The Strange Love of Martha Ivers Review

"The Strange Love of Martha Ivers" Overview

***1/2 stars

Rating: NR
1946

Cast and Crew

Director : Lewis Milestone
Producer : Hal B. Wallis
Screenwiter : Robert Rossen
Starring : Barbara Stanwyck,Van Heflin,Kirk Douglas,Lizabeth Scott,Judith Anderson

Whisper her name!

Thus read the ads for the original 1946 release of the classic, under-appreciated film noir The Strange Love of Martha Ivers, and although the tagline refers to the character, the name that the title brings to mind is that of star Barbara Stanwyck. As Martha, Stanwyck plays a woman with a secret, living in the kind of anywhere-in-America town that film noir sketched so indelibly on the big screen, a town where everything would seem peaceful to a stranger, but the locals know that intrigue simmers just out of sight.

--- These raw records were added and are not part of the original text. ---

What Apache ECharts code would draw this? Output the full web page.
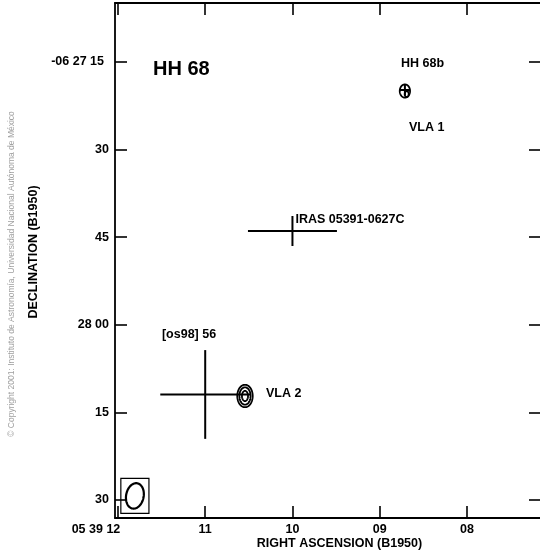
<!DOCTYPE html>
<html><head><meta charset="utf-8">
<script src="https://cdn.jsdelivr.net/npm/echarts@6/dist/echarts.min.js"></script>
<style>html,body{margin:0;padding:0;background:#fff}#c{width:540px;height:552px}</style>
</head><body><div id="c"></div>
<script>
// ---- axis ticks (RA in seconds of 05h39m, Dec in arcsec south of -06 27 00) ----
const raTicks = [12, 11, 10, 9, 8];
const raTickLabels = ['05 39 12', '11', '10', '09', '08'];
const decTicks = [15, 30, 45, 60, 75, 90];
const decTickLabels = ['-06 27 15', '30', '45', '28 00', '15', '30'];

// ---- position crosses ----
const crossNames = ['IRAS 05391-0627C', '[os98] 56', 'HH 68b'];
const crossRA = [10.0, 11.0, 8.711];
const crossDec = [43.94, 71.93, 19.8];
const crossErrRA = [0.51, 0.515, 0.058];   // half-length, s
const crossErrDec = [2.57, 7.6, 1.0];      // half-length, arcsec

// ---- radio contours (ellipse levels: ra, dec, semi-minor", semi-major") ----
const contourSrc = ['VLA 1', 'VLA 1', 'VLA 2', 'VLA 2', 'VLA 2'];
const contourRA = [8.711, 8.69, 10.544, 10.544, 10.544];
const contourDec = [19.97, 20.5, 72.19, 72.19, 72.19];
const contourMinor = [0.88, 0.34, 1.32, 0.96, 0.52];
const contourMajor = [1.13, 0.5, 1.92, 1.48, 0.88];

// ---- synthesized beam ----
const beamRA = [11.806];
const beamDec = [89.3];
const beamMaj = [2.2];    // semi-major, arcsec
const beamMin = [1.5];    // semi-minor, arcsec
const beamPA = [-11];     // deg
const beamBoxHalf = [[2.4, 3.0]]; // arcsec

// ---- text annotations ----
const annText = ['HH 68', 'HH 68b', 'VLA 1', 'IRAS 05391-0627C', '[os98] 56', 'VLA 2'];
const annRA = [11.599, 8.756, 8.665, 9.966, 11.496, 10.304];
const annDec = [16.2, 15.2, 26.3, 41.9, 61.75, 71.7];

const FONT = 'Liberation Sans, Arial, Helvetica, sans-serif';
const COSD = Math.cos(6.45 * Math.PI / 180);

function pxPerArcsec(api) {
  const sx = api.size([1, 0])[0] / (15 * COSD);
  const sy = api.size([0, 1])[1];
  return [sx, sy];
}
function ellipsePts(c, rx, ry, rotDeg) {
  const pts = [];
  const t = rotDeg * Math.PI / 180;
  for (let i = 0; i < 72; i++) {
    const a = i / 72 * 2 * Math.PI;
    const x = rx * Math.cos(a), y = ry * Math.sin(a);
    pts.push([c[0] + x * Math.cos(t) - y * Math.sin(t), c[1] + x * Math.sin(t) + y * Math.cos(t)]);
  }
  return pts;
}

const chart = echarts.init(document.getElementById('c'), null, {renderer: 'canvas'});
const axLine = {show: true, lineStyle: {color: '#000', width: 1.8}};
const tickStyle = {color: '#000', width: 1.6};
const lblStyle = {color: '#000', fontWeight: 'bold', fontSize: 12.5, fontFamily: FONT};

chart.setOption({
  animation: false,
  grid: {left: 115, top: 3, width: 426, height: 515, outerBoundsMode: 'none', containLabel: false},
  xAxis: [{
    type: 'value', position: 'bottom', inverse: true, min: 7.151, max: 12.034,
    axisLine: axLine, splitLine: {show: false},
    axisTick: {show: true, inside: true, length: 12, customValues: raTicks, lineStyle: tickStyle},
    axisLabel: Object.assign({
      customValues: raTicks, margin: 5,
      formatter: v => { const i = raTicks.indexOf(v); return i === 0 ? '{f|' + raTickLabels[0] + '}' : (raTickLabels[i] || ''); },
      rich: {f: Object.assign({padding: [0, 44, 0, 0]}, lblStyle)}
    }, lblStyle),
    name: 'RIGHT ASCENSION (B1950)', nameLocation: 'middle', nameGap: 19, nameMoveOverlap: false,
    nameTextStyle: Object.assign({padding: [0, 0, 0, 23]}, lblStyle)
  }, {
    type: 'value', position: 'top', inverse: true, min: 7.151, max: 12.034,
    axisLine: axLine, splitLine: {show: false}, axisLabel: {show: false},
    axisTick: {show: true, inside: true, length: 12, customValues: raTicks, lineStyle: tickStyle}
  }],
  yAxis: [{
    type: 'value', position: 'left', inverse: true, min: 4.90, max: 93.08,
    axisLine: axLine, splitLine: {show: false},
    axisTick: {show: true, inside: true, length: 12, customValues: decTicks, lineStyle: tickStyle},
    axisLabel: Object.assign({
      customValues: decTicks, margin: 6,
      formatter: v => { const i = decTicks.indexOf(v); return i === 0 ? '{g|' + decTickLabels[0] + '}' : (decTickLabels[i] || ''); },
      rich: {g: Object.assign({padding: [0, 5, 0, 0]}, lblStyle)}
    }, lblStyle),
    name: 'DECLINATION (B1950)', nameLocation: 'middle', nameGap: 75, nameMoveOverlap: false,
    nameTextStyle: Object.assign({padding: [0, 0, 0, 17]}, lblStyle)
  }, {
    type: 'value', position: 'right', inverse: true, min: 4.90, max: 93.08,
    axisLine: axLine, splitLine: {show: false}, axisLabel: {show: false},
    axisTick: {show: true, inside: true, length: 12, customValues: decTicks, lineStyle: tickStyle}
  }],
  graphic: [{
    type: 'text', x: 12, y: 274, rotation: Math.PI / 2, silent: true,
    style: {text: '© Copyright 2001: Instituto de Astronomía, Universidad Nacional Autónoma de México',
      fill: '#a0a0a0', font: '8.5px ' + FONT, align: 'center', verticalAlign: 'middle'}
  }],
  series: [{
    type: 'custom', name: 'crosses', coordinateSystem: 'cartesian2d', clip: false,
    data: crossRA.map((r, i) => [r, crossDec[i], crossErrRA[i], crossErrDec[i]]),
    renderItem: (params, api) => {
      const ra = api.value(0), de = api.value(1), er = api.value(2), ed = api.value(3);
      const a = api.coord([ra + er, de]), b = api.coord([ra - er, de]);
      const c = api.coord([ra, de - ed]), d = api.coord([ra, de + ed]);
      const st = {stroke: '#000', lineWidth: 2};
      return {type: 'group', children: [
        {type: 'line', shape: {x1: a[0], y1: a[1], x2: b[0], y2: b[1]}, style: st},
        {type: 'line', shape: {x1: c[0], y1: c[1], x2: d[0], y2: d[1]}, style: st}
      ]};
    }
  }, {
    type: 'custom', name: 'contours', coordinateSystem: 'cartesian2d', clip: false,
    data: contourRA.map((r, i) => [r, contourDec[i], contourMinor[i], contourMajor[i]]),
    renderItem: (params, api) => {
      const c = api.coord([api.value(0), api.value(1)]);
      const s = pxPerArcsec(api);
      return {type: 'polygon', shape: {points: ellipsePts(c, api.value(2) * s[0], api.value(3) * s[1], 0)},
        style: {fill: 'none', stroke: '#000', lineWidth: 1.8}};
    }
  }, {
    type: 'custom', name: 'beam', coordinateSystem: 'cartesian2d', clip: false,
    data: beamRA.map((r, i) => [r, beamDec[i], beamMin[i], beamMaj[i], beamPA[i], beamBoxHalf[i][0], beamBoxHalf[i][1]]),
    renderItem: (params, api) => {
      const c = api.coord([api.value(0), api.value(1)]);
      const s = pxPerArcsec(api);
      const bw = api.value(5) * s[0], bh = api.value(6) * s[1];
      return {type: 'group', children: [
        {type: 'rect', shape: {x: c[0] - bw, y: c[1] - bh, width: 2 * bw, height: 2 * bh},
          style: {fill: 'none', stroke: '#000', lineWidth: 1.2}},
        {type: 'polygon', shape: {points: ellipsePts(c, api.value(2) * s[0], api.value(3) * s[1], -api.value(4))},
          style: {fill: 'none', stroke: '#000', lineWidth: 2.2}}
      ]};
    }
  }, {
    type: 'custom', name: 'labels', coordinateSystem: 'cartesian2d', clip: false,
    data: annRA.map((r, i) => [r, annDec[i], i]),
    renderItem: (params, api) => {
      const i = api.value(2);
      const c = api.coord([api.value(0), api.value(1)]);
      return {type: 'text', x: c[0], y: c[1],
        style: {text: annText[i], fill: '#000', align: 'left', verticalAlign: 'middle',
          font: 'bold ' + (i === 0 ? 20 : 12.5) + 'px ' + FONT}};
    }
  }]
});
</script></body></html>
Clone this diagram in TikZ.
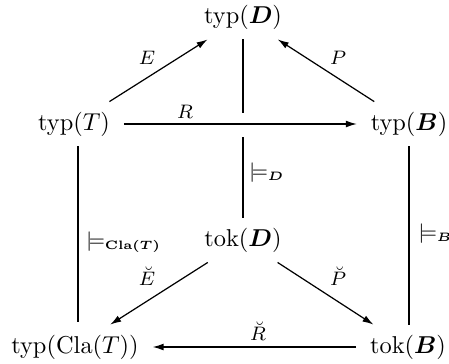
\documentclass[tikz,border=0pt]{standalone}
\usepackage{amsmath,amssymb,bm}
\usetikzlibrary{arrows.meta}
\begin{document}
\begin{tikzpicture}[x=0.41pt,y=-0.41pt,
  obj/.style={inner xsep=5.5pt,inner ysep=4pt},
  lab/.style={inner sep=0pt,font=\fontsize{7.8pt}{9pt}\selectfont},
  arr/.style={line width=0.5pt,-{Latex[length=4.5pt,width=2.8pt]}},
  bar/.style={line width=0.5pt}]
\useasboundingbox (0,0) rectangle (449,363);
% objects
\node[obj] (typD) at (243,17)  {typ$(\bm{D})$};
\node[obj] (typT) at (74,124)  {typ$(T)$};
\node[obj] (typB) at (409,124) {typ$(\bm{B})$};
\node[obj] (tokD) at (243,240) {tok$(\bm{D})$};
\node[obj] (claT) at (75,347)  {typ$(\mathrm{Cla}(T))$};
\node[obj] (tokB) at (408,347) {tok$(\bm{B})$};
% ends of the broken vertical line where it passes under R
\coordinate (gapT) at (243,113);
\coordinate (gapB) at (243,137);
% foot points of the left vertical line
\coordinate (lT) at (78,146);
\coordinate (lC) at (78,322);
% upper triangle
\draw[arr] (typT) -- (typD);
\draw[arr] (typB) -- (typD);
\draw[arr] (typT) -- (typB);
\node[lab] (lE) at (147,58)  {$E$};
\node[lab] (lP) at (338,58)  {$P$};
\node[lab] (lR) at (185,112) {$R$};
% satisfaction relations
\draw[bar] (typD) -- (gapT);
\draw[bar] (gapB) -- (tokD);
\node[lab,anchor=west] (mD) at (249,173) {$\models_{\bm{D}}$};
\draw[bar] (lT) -- (lC);
\node[lab,anchor=west] (mC) at (86,242) {$\models_{\bm{\mathrm{Cla}(T)}}$};
\draw[bar] (typB.south) -- (typB.south |- tokB.north);
\node[lab,anchor=west] (mB) at (418,234) {$\models_{\bm{B}}$};
% lower triangle
\draw[arr] (tokD) -- (claT);
\draw[arr] (tokD) -- (tokB);
\draw[arr] (tokB) -- (claT);
\node[lab] (lEc) at (147,276) {$\breve{E}$};
\node[lab] (lPc) at (338,276) {$\breve{P}$};
\node[lab] (lRc) at (258,331) {$\breve{R}$};
\end{tikzpicture}
\end{document}
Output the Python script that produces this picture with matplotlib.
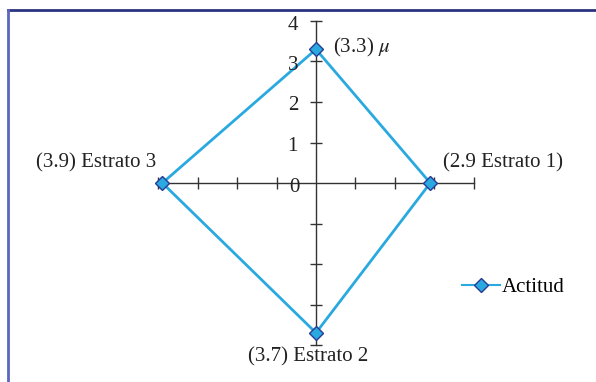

If you have to talk about Martha – a woman who's not only notorious but powerful as well – it probably is best to lower your voice. In a town this size, word gets around.

There's a strong undercurrent of perversity in all of film noir, but The Strange Love of Martha Ivers is among the most marvelously perverse of them all. We join Martha as a little girl living with her wealthy aunt in one of those American Gothic homes that spelled privilege in '40s film. Privilege, in turn, spells spoiled, and so it is that one day Martha prevents her aunt from attacking her cat with a cane by turning the cane on her aunt instead. There are, of course, witnesses to the killing; flash forward to the present and we find Martha married to one (he's now the district attorney, and he's played by Kirk Douglas) but in love with the other. When this other witness (a drifter and a gambler, played by Van Heflin) returns to town, the simmering intrigue comes to a boil.

The Strange Love of Martha Ivers is a slick entertainment with a taut narrative and shrewd direction by Lewis Milestone (All Quiet on the Western Front). Stanwyck, as always, is a joy; while this film falls just past her prime as an actress, she still exhibits the fire and magnetism that made her a star. In his screen debut, Douglas is given eyeglasses and a sheepishness that he would soon shed, and supporting actress Lizabeth Scott is appealingly dopey in one of her better roles.